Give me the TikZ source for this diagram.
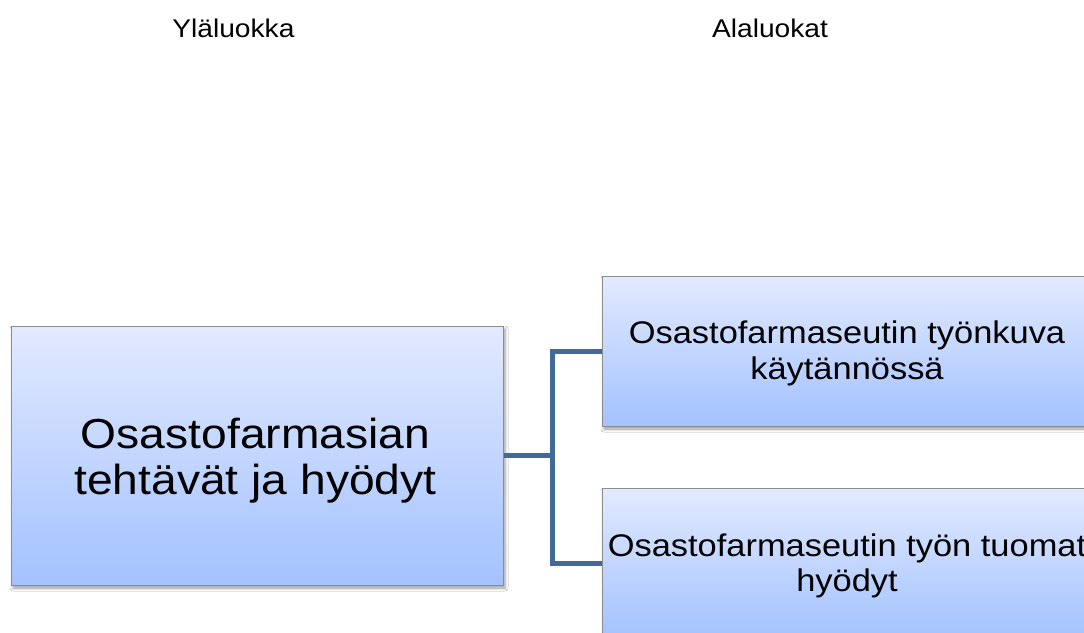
\documentclass[tikz,border=0pt]{standalone}
\usepackage{fontspec}
\setmainfont{Liberation Sans}
\newfontfamily\widesans[FakeStretch=1.1]{Liberation Sans}
\usetikzlibrary{shadows.blur}
\definecolor{boxtop}{RGB}{226,234,255}
\definecolor{boxbot}{RGB}{163,194,255}
\definecolor{boxline}{RGB}{140,140,140}
\definecolor{connc}{RGB}{65,105,154}
\tikzset{
  catbox/.style={rectangle, draw=boxline, line width=1pt, top color=boxtop, bottom color=boxbot,
    inner sep=0pt,
    blur shadow={shadow xshift=2pt, shadow yshift=-3pt, shadow blur radius=3pt, shadow opacity=40}},
  boxtext/.style={inner sep=0pt, align=center, text=black},
  bigtext/.style={boxtext, font=\widesans\fontsize{42}{46.2}\selectfont},
  midtext/.style={boxtext, font=\widesans\fontsize{31.3}{35.5}\selectfont},
  headtext/.style={font=\widesans\fontsize{25.6}{28}\selectfont, inner sep=0pt, anchor=base},
  conn/.style={draw=connc, line width=5pt}
}
\begin{document}
\begin{tikzpicture}[x=1pt, y=-1pt]
\useasboundingbox[fill=white] (0,0) rectangle (1084,632);
\node[headtext] (h1) at (233.4,37.7) {Yläluokka};
\node[headtext] (h2) at (770,37.7) {Alaluokat};
\coordinate (J) at (552.7,455.5);
\node[catbox, minimum width=492pt, minimum height=259pt] (L) at (257,455.5) {};
\node[bigtext] (Lt) at (255.5,460.5) {Osastofarmasian\\tehtävät ja hyödyt};
\node[catbox, minimum width=492pt, minimum height=150pt] (T) at (848,351) {};
\node[midtext] (Tt) at (847,353.5) {Osastofarmaseutin työnkuva\\käytännössä};
\node[catbox, minimum width=492pt, minimum height=150pt] (B) at (848,563) {};
\node[midtext] (Bt) at (847,566) {Osastofarmaseutin työn tuomat\\hyödyt};
\draw[conn] (L.east) -- (J);
\draw[conn] (T.west) -| (J) |- (B.west);
\end{tikzpicture}
\end{document}
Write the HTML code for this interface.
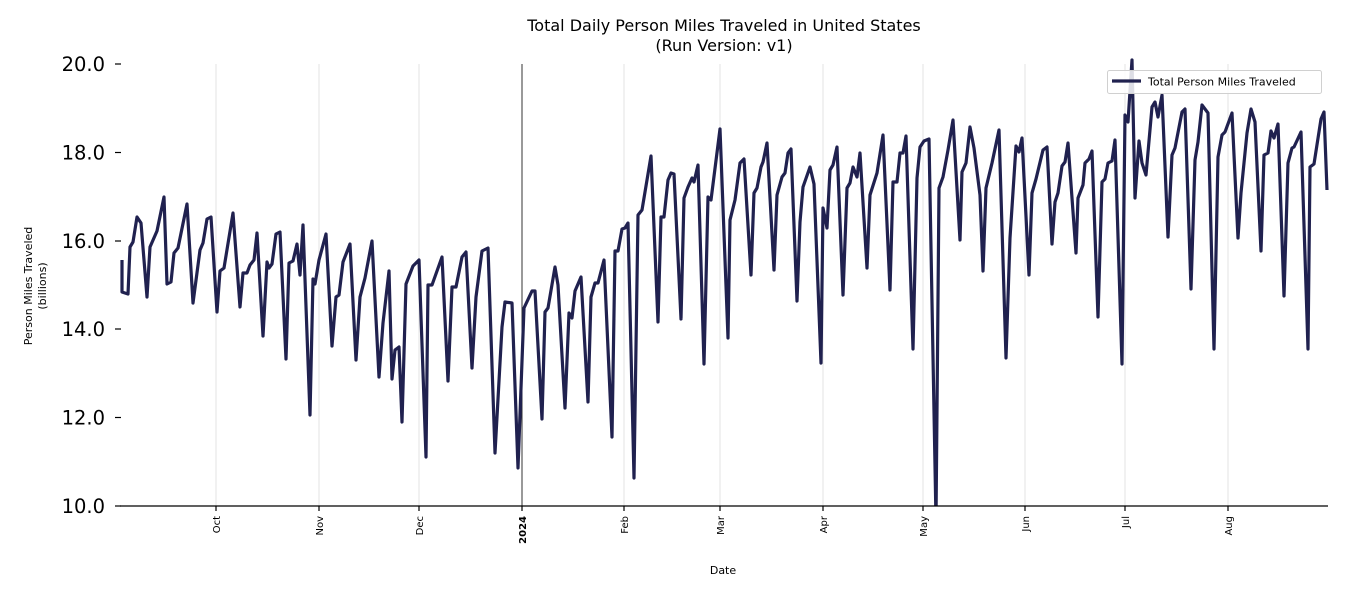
<!DOCTYPE html>
<html><head><meta charset="utf-8"><style>
body{margin:0;background:#fff;}
svg text{font-family:"DejaVu Sans","Liberation Sans",sans-serif;fill:#000;}
</style></head><body>
<svg width="1350" height="600" viewBox="0 0 1350 600" xmlns="http://www.w3.org/2000/svg">
<rect width="1350" height="600" fill="#fff"/>
<text x="724" y="31" font-size="16" text-anchor="middle">Total Daily Person Miles Traveled in United States</text>
<text x="724" y="51" font-size="16" text-anchor="middle">(Run Version: v1)</text>
<g stroke="#e3e3e3" stroke-width="1">
<line x1="216" y1="64" x2="216" y2="506"/><line x1="319" y1="64" x2="319" y2="506"/><line x1="419" y1="64" x2="419" y2="506"/><line x1="624" y1="64" x2="624" y2="506"/><line x1="720" y1="64" x2="720" y2="506"/><line x1="823" y1="64" x2="823" y2="506"/><line x1="923" y1="64" x2="923" y2="506"/><line x1="1025" y1="64" x2="1025" y2="506"/><line x1="1125" y1="64" x2="1125" y2="506"/><line x1="1228" y1="64" x2="1228" y2="506"/>
</g>
<line x1="522" y1="64" x2="522" y2="506" stroke="#333" stroke-width="1"/>
<defs><clipPath id="c"><rect x="118" y="58" width="1212" height="448"/></clipPath></defs>
<polyline clip-path="url(#c)" fill="none" stroke="#20214f" stroke-width="3.2" stroke-linejoin="round" points="122,260 122,292 128,294 130,247 133,242 137,217 141,223 147,297 150,247 157,231 164,197 167,284 171,282 174,253 178,248 187,204 193,303 200,250 203,243 207,219 211,217 217,312 220,271 224,268 233,213 240,307 243,273 247,273 250,265 254,260 257,233 263,336 267,262 269,268 272,264 276,234 280,232 286,359 289,263 293,261 297,244 300,275 303,225 310,415 313,279 315,284 319,260 326,234 332,346 336,297 339,295 343,262 350,244 356,360 360,297 365,278 372,241 379,377 383,323 389,271 392,379 395,350 399,347 402,422 406,284 413,266 419,260 426,457 428,285 432,285 442,257 448,381 452,287 456,287 462,257 466,252 472,368 476,297 482,251 488,248 495,453 502,327 505,302 512,303 518,468 524,308 532,291 535,291 542,419 545,312 548,308 555,267 558,285 565,408 569,313 572,318 575,291 581,277 588,402 591,297 595,283 598,283 604,260 612,437 615,251 618,251 622,229 625,228 628,223 634,478 638,215 642,210 651,156 658,322 661,217 664,217 668,180 671,173 674,174 681,319 684,198 688,187 692,178 694,182 698,165 704,364 708,197 711,200 720,129 728,338 730,220 735,200 740,163 744,159 751,275 754,193 757,188 761,167 763,162 767,143 774,270 777,195 782,177 785,173 788,153 791,149 797,301 800,222 803,187 810,167 814,184 821,363 823,208 827,228 830,170 833,165 837,147 843,295 847,188 850,183 853,167 857,177 860,153 867,268 870,195 877,173 883,135 890,290 893,182 897,182 900,153 903,153 906,136 913,349 917,178 920,147 924,141 929,139 936,520 939,188 943,177 948,150 953,120 960,240 962,172 966,163 970,127 974,148 980,195 983,271 986,188 992,163 999,130 1006,358 1010,238 1016,146 1019,152 1022,138 1029,275 1032,193 1036,179 1043,150 1047,147 1052,244 1055,202 1058,193 1062,166 1065,162 1068,143 1076,253 1078,198 1083,185 1085,163 1089,159 1092,151 1098,317 1102,182 1105,179 1108,163 1112,161 1115,140 1122,364 1125,115 1128,122 1132,60 1135,198 1139,141 1142,163 1146,175 1152,107 1155,102 1158,117 1162,95 1168,237 1172,155 1175,148 1182,112 1185,109 1191,289 1195,160 1198,142 1202,105 1208,113 1214,349 1218,157 1222,135 1225,132 1232,113 1238,238 1241,193 1247,133 1251,109 1255,122 1261,251 1264,155 1268,153 1271,131 1274,138 1278,124 1284,296 1288,163 1292,148 1294,147 1301,132 1308,349 1310,167 1314,164 1321,119 1324,112 1327,190"/>
<line x1="120" y1="506" x2="1328" y2="506" stroke="#000" stroke-width="1.2"/>
<g stroke="#000" stroke-width="1.2">
<line x1="115" y1="64" x2="121" y2="64"/><line x1="115" y1="152.5" x2="121" y2="152.5"/><line x1="115" y1="241" x2="121" y2="241"/><line x1="115" y1="329" x2="121" y2="329"/><line x1="115" y1="417.5" x2="121" y2="417.5"/><line x1="115" y1="506" x2="121" y2="506"/>
<line x1="216" y1="506" x2="216" y2="511"/><line x1="319" y1="506" x2="319" y2="511"/><line x1="419" y1="506" x2="419" y2="511"/><line x1="522" y1="506" x2="522" y2="511"/><line x1="624" y1="506" x2="624" y2="511"/><line x1="720" y1="506" x2="720" y2="511"/><line x1="823" y1="506" x2="823" y2="511"/><line x1="923" y1="506" x2="923" y2="511"/><line x1="1025" y1="506" x2="1025" y2="511"/><line x1="1125" y1="506" x2="1125" y2="511"/><line x1="1228" y1="506" x2="1228" y2="511"/>
</g>
<g font-size="19.5" text-anchor="end">
<text x="105" y="71">20.0</text><text x="105" y="159.5">18.0</text><text x="105" y="248">16.0</text><text x="105" y="336">14.0</text><text x="105" y="424.5">12.0</text><text x="105" y="513">10.0</text>
</g>
<g font-size="10" text-anchor="end">
<text transform="translate(220,516) rotate(-90)">Oct</text>
<text transform="translate(323,516) rotate(-90)">Nov</text>
<text transform="translate(423,516) rotate(-90)">Dec</text>
<text transform="translate(526,516) rotate(-90)" font-weight="bold">2024</text>
<text transform="translate(628,516) rotate(-90)">Feb</text>
<text transform="translate(724,516) rotate(-90)">Mar</text>
<text transform="translate(827,516) rotate(-90)">Apr</text>
<text transform="translate(927,516) rotate(-90)">May</text>
<text transform="translate(1029,516) rotate(-90)">Jun</text>
<text transform="translate(1129,516) rotate(-90)">Jul</text>
<text transform="translate(1232,516) rotate(-90)">Aug</text>
</g>
<text x="723" y="574" font-size="11" text-anchor="middle">Date</text>
<g font-size="11" text-anchor="middle">
<text transform="translate(32,286) rotate(-90)">Person Miles Traveled</text>
<text transform="translate(46,286) rotate(-90)">(billions)</text>
</g>
<rect x="1107.5" y="70.5" width="214" height="23" rx="2" fill="#fff" fill-opacity="0.85" stroke="#d0d0d0"/>
<line x1="1112" y1="81" x2="1141" y2="81" stroke="#20214f" stroke-width="3.2"/>
<text x="1148" y="85.5" font-size="11">Total Person Miles Traveled</text>
</svg>
</body></html>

■ **WHAT TO WORK ON**: Copy each line in the data that holds the word "this".

■ **THE RESPONSE**:
Give me the TikZ source for this diagram.
Write the HTML code for this interface.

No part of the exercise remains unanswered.